3 Issues Congress Must Address to Get Our Debt Under Control

For those of you who still are skeptical about our debt crisis, know that our debt will be 100% of our GDP by the middle of next decade. If that isn't enough, our per capita debt is 35% higher than that of Greece … For the grand finale, our government's financial burden increases by about $10 million per minute.

The more we prolong addressing our debt, the worse it gets. If Congress wishes to protect this country and the people, they need to act decisively, and now. Here are a few areas where they can start:

1. Stupid spending:


First and foremost, Washington needs to scrap "stupid spending," for lack of a better term. I cannot imagine that any politician, on either side, believes in our current economic state, spending millions between robot squirrels, talking urinal cakes, and more is dire. This obviously will not address the entire problem, but eliminating these smaller, wasteful expenses puts Congress in the mindset they need to be in — one of frugality and responsible stewardship. For those of you who did not figure it out, this falls under the commonsense bracket. I do not think Congress should be credited with compromise for agreeing on this.

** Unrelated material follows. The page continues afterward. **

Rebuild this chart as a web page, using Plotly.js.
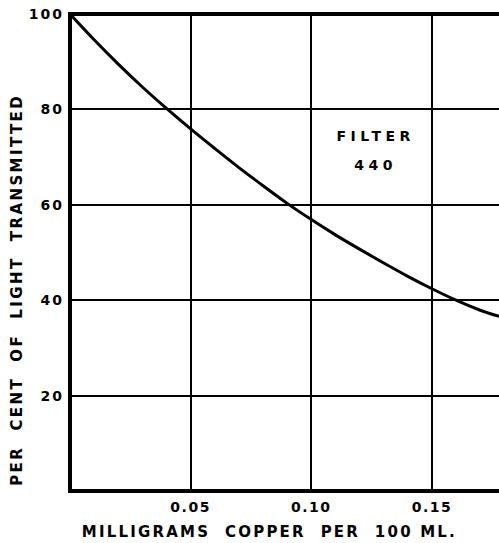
<!DOCTYPE html>
<html>
<head>
<meta charset="utf-8">
<script src="https://cdn.plot.ly/plotly-3.0.1.min.js"></script>
<style>
html,body{margin:0;padding:0;background:#fff;}
#chart{width:499px;height:543px;}
#chart .xtick text{letter-spacing:1.5px;}
#chart .ytick text{letter-spacing:2px;}
#chart g.annotation[data-index="0"] text, #chart g.annotation[data-index="1"] text{letter-spacing:4.5px;}
#chart g.annotation[data-index="2"] text{letter-spacing:2.2px;}
#chart g.annotation[data-index="3"] text{letter-spacing:2.4px;}
</style>
</head>
<body>
<div id="chart"></div>
<script>
const copperMg = [0, 0.01, 0.02, 0.03, 0.04, 0.05, 0.06, 0.07, 0.08, 0.09, 0.10, 0.11, 0.12, 0.13, 0.14, 0.15, 0.16, 0.17, 0.178];
const percentTransmitted = [100, 94.6, 89.5, 84.7, 80.2, 75.9, 71.8, 67.8, 64.0, 60.3, 56.9, 53.7, 50.7, 47.8, 45.0, 42.4, 40.0, 37.9, 36.6];
const xTickVals = [0.05, 0.10, 0.15];
const xTickText = ["0.05", "0.10", "0.15"];
const yTickVals = [20, 40, 60, 80, 100];
const yTickText = ["20", "40", "60", "80", "100"];
const xTitle = "MILLIGRAMS  COPPER  PER  100 ML.";
const yTitle = "PER  CENT  OF  LIGHT  TRANSMITTED";
const curveLabel = ["FILTER", "440"];

const font = "DejaVu Sans, sans-serif";
const trace = {
  x: copperMg, y: percentTransmitted, mode: "lines", type: "scatter",
  line: {color: "#000", width: 3, shape: "spline"}, hoverinfo: "skip"
};
const layout = {
  width: 499, height: 543,
  margin: {l: 70, r: 0, t: 14, b: 52},
  paper_bgcolor: "#fff", plot_bgcolor: "#fff",
  showlegend: false,
  xaxis: {
    range: [0, 0.1778], tickvals: xTickVals, ticktext: xTickText,
    showgrid: true, gridcolor: "#000", gridwidth: 2, zeroline: false, showline: false,
    ticks: "", ticklen: 0, ticklabelstandoff: 6,
    tickfont: {family: font, size: 14, color: "#000", weight: "bold"}
  },
  yaxis: {
    range: [0, 100], tickvals: yTickVals, ticktext: yTickText,
    showgrid: true, gridcolor: "#000", gridwidth: 2, zeroline: false, showline: false,
    ticks: "", ticklen: 0, ticklabelstandoff: 5,
    tickfont: {family: font, size: 14, color: "#000", weight: "bold"}
  },
  shapes: [
    {type: "line", xref: "paper", yref: "paper", x0: 0, x1: 0, y0: -0.004, y1: 1.004, line: {color: "#000", width: 4}},
    {type: "line", xref: "paper", yref: "paper", x0: 0, x1: 1, y0: 0, y1: 0, line: {color: "#000", width: 4}},
    {type: "line", xref: "paper", yref: "paper", x0: 0, x1: 1, y0: 1, y1: 1, line: {color: "#000", width: 4}}
  ],
  annotations: [
    {x: 0.1268, y: 74.5, xref: "x", yref: "y", text: curveLabel[0], showarrow: false, font: {family: font, size: 14, color: "#000", weight: "bold"}},
    {x: 0.1268, y: 68.3, xref: "x", yref: "y", text: curveLabel[1], showarrow: false, font: {family: font, size: 14, color: "#000", weight: "bold"}},
    {x: 0.466, y: -0.086, xref: "paper", yref: "paper", xanchor: "center", yanchor: "middle", text: xTitle, showarrow: false, font: {family: font, size: 15, color: "#000", weight: "bold"}},
    {x: -0.1235, y: 0.421, xref: "paper", yref: "paper", xanchor: "center", yanchor: "middle", textangle: -90, text: yTitle, showarrow: false, font: {family: font, size: 15, color: "#000", weight: "bold"}}
  ]
};
Plotly.newPlot("chart", [trace], layout, {displayModeBar: false, staticPlot: true});
</script>
</body>
</html>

Now, on to compromise and the heavy hitters:

2. Taxes:

 

When talking fiscal compromise the first and overarching two fields are always taxes and spending. Before taking any steps forward, we need to throw out the ultimatum mentality. Do Republicans support lower taxes and less government involvement in these areas? Yes. Can they support those things, while still compromising on some aspects of the tax debate? Again, yes.

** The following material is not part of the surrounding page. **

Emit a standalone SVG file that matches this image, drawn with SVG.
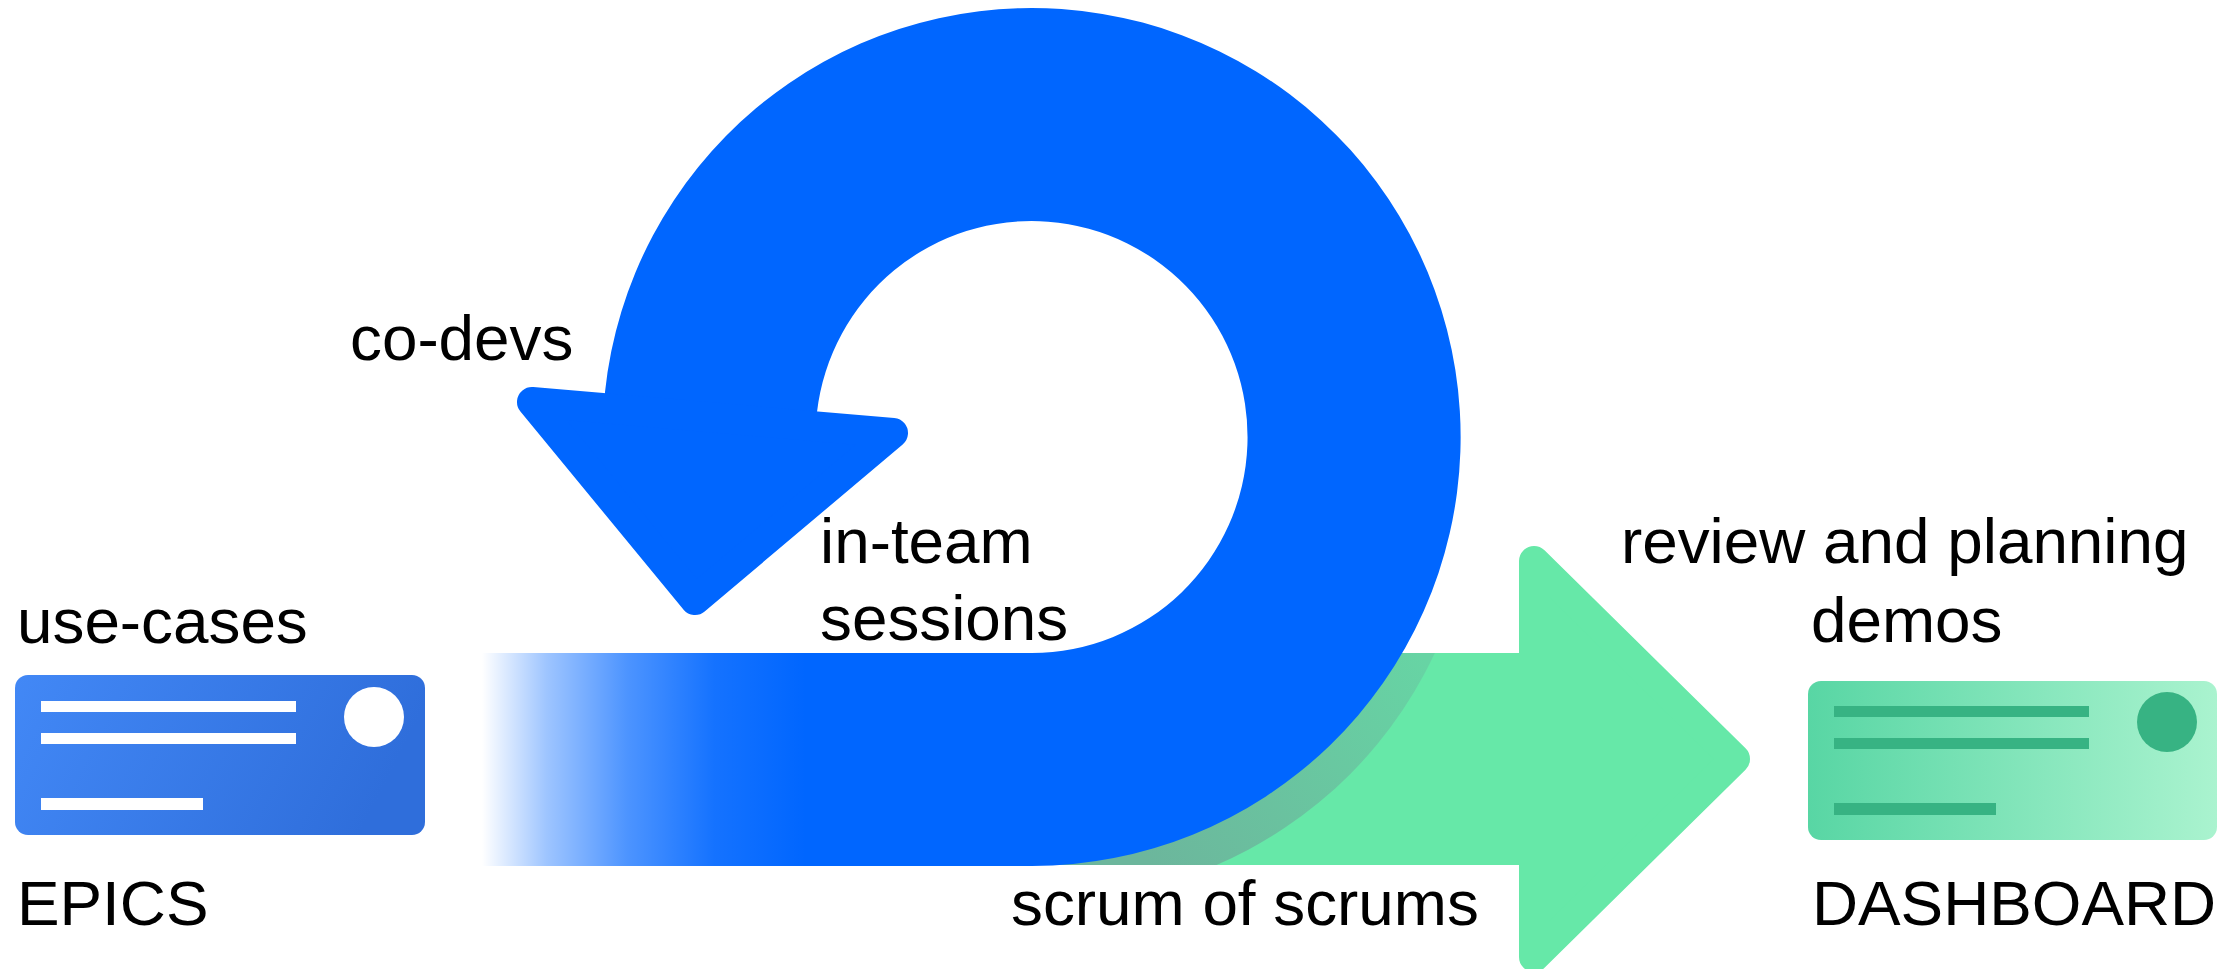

We can start with loopholes and simplification. Loophole costs run up to around $20 billion per year, and our tax code's complexity costs us 6 billion hours and $160 billion annually.

Additionally, capital gains taxes could be reworked. The person who inherits a $500,000 building and most likely will not have the liquidity to cover high taxes on it is a completely different situation than the CEO who opts out of a salary, in favor of stock options because it is taxed at nearly half the rate. We have started reworking capital gains taxes, but still have some wiggle room left.

3. Spending:

 

Medicare, Medicaid, and Social Security are becoming a cliché demand for a reason. We currently spend 45% of our budget on Medicare, Medicaid, and Social Security. Even worse, that number will increase to 60% by 2022. Furthermore, less and less people are paying into them, while more and more people are being paid. I do not think it is right to deprive Americans who paid into their services, but we do have to adjust them in some regard — it is absurd to be spending nearly half, and soon to be nearly two-thirds, of our budget on these three services.

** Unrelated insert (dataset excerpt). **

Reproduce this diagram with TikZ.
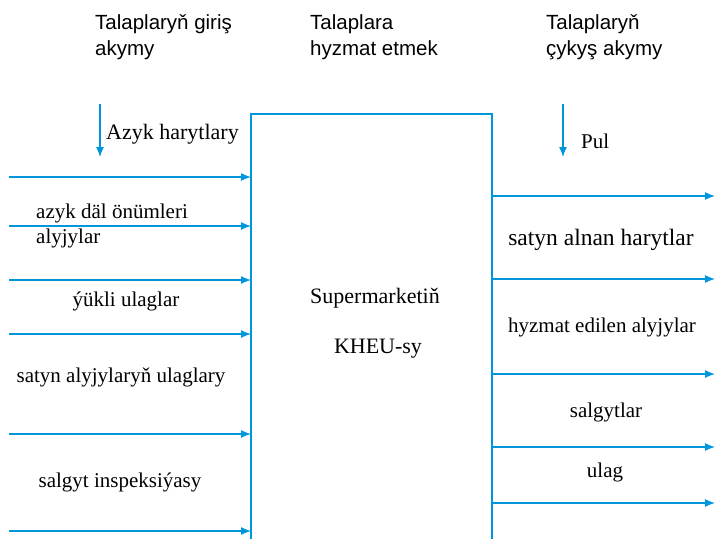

The Heritage Foundation has outlined a plan to reform the whole debt, and although the proposal will certainly not pass through holistically, parts of it certainly merit a discussion, specifically the parts focusing on Medicare, Medicaid, and Social Security.

Although Washington never has been know for its common sense or compromise, we need to have faith that things will be different this time around. If not, my generation and the ones to come will pay the consequences.